Points 4 & 5 are the two main ones. Knowing these opperational parameters in advance should really help concentrate effort.

When the analysis is done it will still be necessary to run a cost benefit analysis to see what kind of revenue uplift can be expected, this is the final stage in persuading the FD - or whoever holds the purse-strings; but, knowing in advance if the resource if even available on all levels will avoid wasted effort in the first place.

The tyranny of conversion

Thursday, October 18th, 2007

Measuring conversion on an ecommerce site pretty much always involves establishing an overall site conversion rate. For most ecommerce sites this figure seems to hover around the 2% mark. Overall conversion rate seems like a hallowed metric – the one true “anchor metric” by which overall performance is measured.
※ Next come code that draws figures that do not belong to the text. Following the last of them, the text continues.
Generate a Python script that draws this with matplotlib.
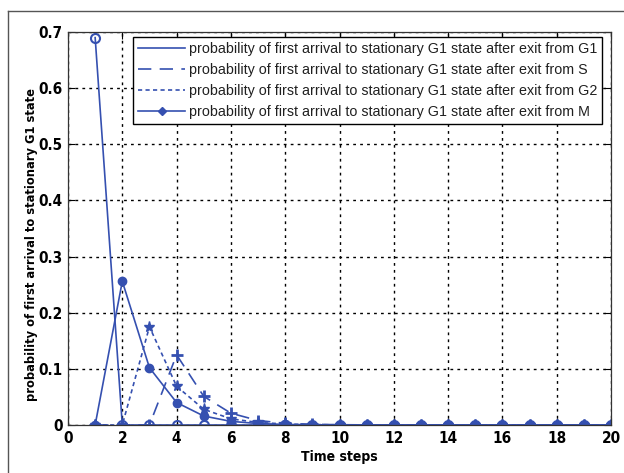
import matplotlib
matplotlib.use("Agg")
import matplotlib.pyplot as plt
from matplotlib.lines import Line2D
from matplotlib import font_manager
import numpy as np

t = list(range(1, 21))
p_g1 = [0.69, 0, 0, 0, 0, 0, 0, 0, 0, 0, 0, 0, 0, 0, 0, 0, 0, 0, 0, 0]
p_s = [0, 0, 0, 0.125, 0.051, 0.021, 0.008, 0.003, 0.0012, 0.0005, 0.0002, 0, 0, 0, 0, 0, 0, 0, 0, 0]
p_g2 = [0, 0, 0.175, 0.069, 0.028, 0.011, 0.0045, 0.0018, 0.0007, 0.0003, 0.0001, 0, 0, 0, 0, 0, 0, 0, 0, 0]
p_m = [0, 0.256, 0.102, 0.04, 0.016, 0.0065, 0.0026, 0.001, 0.0004, 0.0002, 0.0001, 0, 0, 0, 0, 0, 0, 0, 0, 0]

labels = [
    "probability of first arrival to stationary G1 state after exit from G1",
    "probability of first arrival to stationary G1 state after exit from S",
    "probability of first arrival to stationary G1 state after exit from G2",
    "probability of first arrival to stationary G1 state after exit from M",
]
xticks = list(range(0, 21, 2))
yticks = [0, 0.1, 0.2, 0.3, 0.4, 0.5, 0.6, 0.7]
ytick_labels = ["0", "0.1", "0.2", "0.3", "0.4", "0.5", "0.6", "0.7"]

# pick a condensed bold font if available
cond_fp = None
for f in font_manager.fontManager.ttflist:
    if f.name in ("Liberation Sans Narrow",) and f.weight in (700, "bold"):
        cond_fp = font_manager.FontProperties(fname=f.fname)
        break
if cond_fp is None:
    for f in font_manager.fontManager.ttflist:
        if "Condensed" in f.fname and "Bold" in f.fname and "DejaVuSans" in f.fname and "Oblique" not in f.fname:
            cond_fp = font_manager.FontProperties(fname=f.fname)
            break
if cond_fp is None:
    cond_fp = font_manager.FontProperties(family="DejaVu Sans", weight="bold")

blue = "#3550b0"
W, H = 624, 473
fig = plt.figure(figsize=(W / 100, H / 100), dpi=100)
ax = fig.add_axes([68 / W, 1 - 425 / H, (611 - 68) / W, (425 - 32) / H])

lw = 1.2
ax.plot(t, p_g1, color=blue, lw=lw, ls="-")
ax.plot(t, p_s, color=blue, lw=lw, ls=(0, (8, 5)))
ax.plot(t, p_g2, color=blue, lw=lw, ls=(0, (2.5, 2)))
ax.plot(t, p_m, color=blue, lw=lw, ls="-")
ax.plot(t, p_g1, color=blue, ls="none", marker="o", ms=6.5, mfc="none", mew=1.5)
ax.plot(t, p_s, color=blue, ls="none", marker="+", ms=9, mew=2)
ax.plot(t, p_g2, color=blue, ls="none", marker="*", ms=8, mew=1)
ax.plot(t, p_m, color=blue, ls="none", marker="o", ms=6, mfc=blue, mec=blue)

ax.set_xlim(0, 20)
ax.set_ylim(0, 0.7)
ax.set_xticks(xticks)
ax.set_yticks(yticks)
ax.set_yticklabels(ytick_labels)
ax.grid(True, color="black", ls=(0, (2, 3)), lw=1.0)
ax.tick_params(direction="in", top=True, right=True, length=5, width=0.8, pad=4)
tick_fp = cond_fp.copy()
tick_fp.set_size(11)
for lab in ax.get_xticklabels() + ax.get_yticklabels():
    lab.set_fontproperties(tick_fp)
for s in ax.spines.values():
    s.set_linewidth(0.9)
    s.set_color("#333333")

xl_fp = cond_fp.copy()
xl_fp.set_size(10)
yl_fp = cond_fp.copy()
yl_fp.set_size(9.2)
ax.set_xlabel("Time steps", fontproperties=xl_fp, labelpad=3)
ax.set_ylabel("probability of first arrival to stationary G1 state", fontproperties=yl_fp)
ax.yaxis.set_label_coords(-0.056, 0.46)

handles = [
    Line2D([], [], color=blue, lw=lw, ls="-"),
    Line2D([], [], color=blue, lw=lw, ls=(0, (8, 5))),
    Line2D([], [], color=blue, lw=lw, ls=(0, (2.5, 2))),
    Line2D([], [], color=blue, lw=lw, ls="-", marker="D", ms=4),
]
leg = ax.legend(handles, labels, loc="upper right", bbox_to_anchor=(0.989, 0.995),
                fancybox=False, framealpha=1, edgecolor="black",
                prop={"family": ["Liberation Sans", "DejaVu Sans"], "size": 10.3},
                handlelength=3.3, handletextpad=0.25, borderpad=0.35, labelspacing=0.5,
                borderaxespad=0.2)
leg.get_frame().set_linewidth(1.0)
for txt in leg.get_texts():
    txt.set_color("#202020")

# outer frame
fig.add_artist(Line2D([8 / W, 8 / W], [0, 1 - 11 / H], transform=fig.transFigure, color="#555555", lw=1))
fig.add_artist(Line2D([8 / W, 1], [1 - 11 / H, 1 - 11 / H], transform=fig.transFigure, color="#555555", lw=1))

fig.savefig("out.png", dpi=100)
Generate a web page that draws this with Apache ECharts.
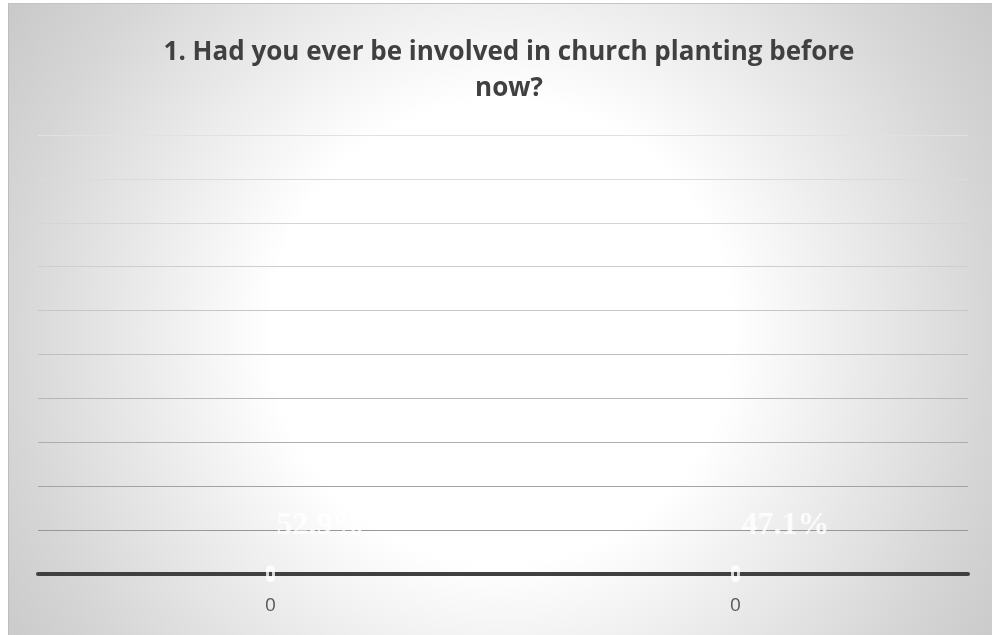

As a result there seems to be a slavishness regarding the site conversion figure. I think this can be misleading.

Firstly, to be clear, increasing the conversion rate is an excellent goal to aim for, but if it drops off it is worth considering two other performance metrics:

  1. Total volume of sales
  2. Cost per sale

What are overall sales doing? Are they increasing or decreasing?

Has there been a marked increase in marketing spend or spend in any other areas of acquisition?

Volume Vs conversion
As a rule, the more paid for (solicited) traffic driven to a site the greater the pressure the site is under to perform.

Demand generated traffic, by which I mean the likes of online display, tends to deliver visitors with lower levels of interest and a lower pre-disposition to take a desired action. It’s not surprising that this often has a negative impact on overall conversion. However, driving traffic to a site is crucial to growth for obvious reasons.

Affiliate marketing is a good case in point. Say an agreement is made between a client and an affiliate network (such as TradeDoubler or Commission Junction) with remuneration being established on a cost per sale basis, effectively the client’s acquisition (CPA) cost is fixed at a certain rate. The result is that the cost of driving the mix of volume and quality traffic is passed on to the affiliate network. The affiliate network’s strategy (to begin with) may be to drive a large volume of extremely low cost traffic, with the result that conversion goes down while sales volume is met and CPA is met.

Because the affiliate network is paid on every sale that is attributed to them they are incentivised to provide as many sales as possible at the lowest possible cost to them. There could also be an additional incentive if they reach a certain target volume in a given time period. In other words these combined conditions can give rise to a situation in which volume of sales increases while conversion rate falls.

I have seen instances reflecting this where conversion has taken a sudden dip while volume of sales remained steady; on further investigation it was traced to an increase in traffic which in turn was traced to one specific site in another country – a direct result of rogue affiliate action.

Cost per sale Vs conversion
In the case of an e-commerce site where the desired outcome is generally pretty simple by definition – sell something – all efforts can be said to contribute towards that one goal. Therefore all expenses incurred can be said to be as a result of pursuing that goal. It would be reasonable then to establish a cost per acquisition figure which should also act as a key performance indicator.

The issue becomes how to measure cost per acquisition and what to include in the cost of sales: advertising, site updates, internal labour costs, 3rd party costs (professional services, systems etc), administration and so on.

The more included the higher the CPA. But, fixing the equation will at least allow the CPA to be used as a benchmark performance metric over time.

It seems to me that if sales are increasing and overall cost per acquisition is falling then performance can still be viewed positively despite a conversion rate which may also be suffering as a result.

By contrast, if the conversion rate is going up but sales are falling and cost per acquisition is increasing in part due to an expensive but highly targeted acquisition strategy which has a low yield then the increasing conversion rate can be misleading.

Doubtless this is all stating the obvious but it is done so in the aim for a more balanced perspective.